Christen erklärte, dass es durchaus Verdienstmöglichkeiten gebe. Die GDS-Gebühr von 16 Franken falle dann ja weg, der Kunde könnte in diesem Fall dem Reisebüro 10 Franken mehr bezahlen. Zudem eröffne das NDC-Partnerprogramm nicht nur eine technologische Lösung, sondern auch den Zugang zu exklusiven Tarifen und einer bilateral zu vereinbarenden, kommerziellen Komponente. Da böten sich zusätzliche Erträge an.
In seinem Resümee hielt Marcel Herter fest: «Positiv ist sicherlich, dass eines das Reizwort ADM künftig entfällt. Airlines haben nun keinen Grund mehr, solche Nachbelastungen auszustellen. Weiter dürften sich die Zahlungsströme vereinfachen, ohne Umweg über BSP oder IATA. Negativ ist aber zweifellos: den Full Content wird es nicht mehr geben».
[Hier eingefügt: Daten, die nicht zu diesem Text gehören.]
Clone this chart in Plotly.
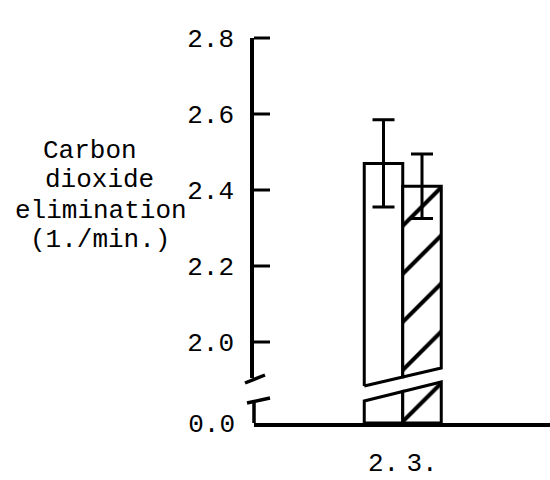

Und wie hat den Reisebüros der KMU-Event gefallen. Sabine Nyffeler von Müllener Touristik Herisau äusserte sich positiv: «Ich habe nun eine Ahnung erhalten, wie sich die Airline-Distribution entwickelt. Der Austausch mit allen beteiligten Parteien war sehr gut, vor allem, dass man persönlich mit diesen Leuten reden konnte. Die Plattform des SRV, die er geboten hat, habe ich als wertvoll empfunden.»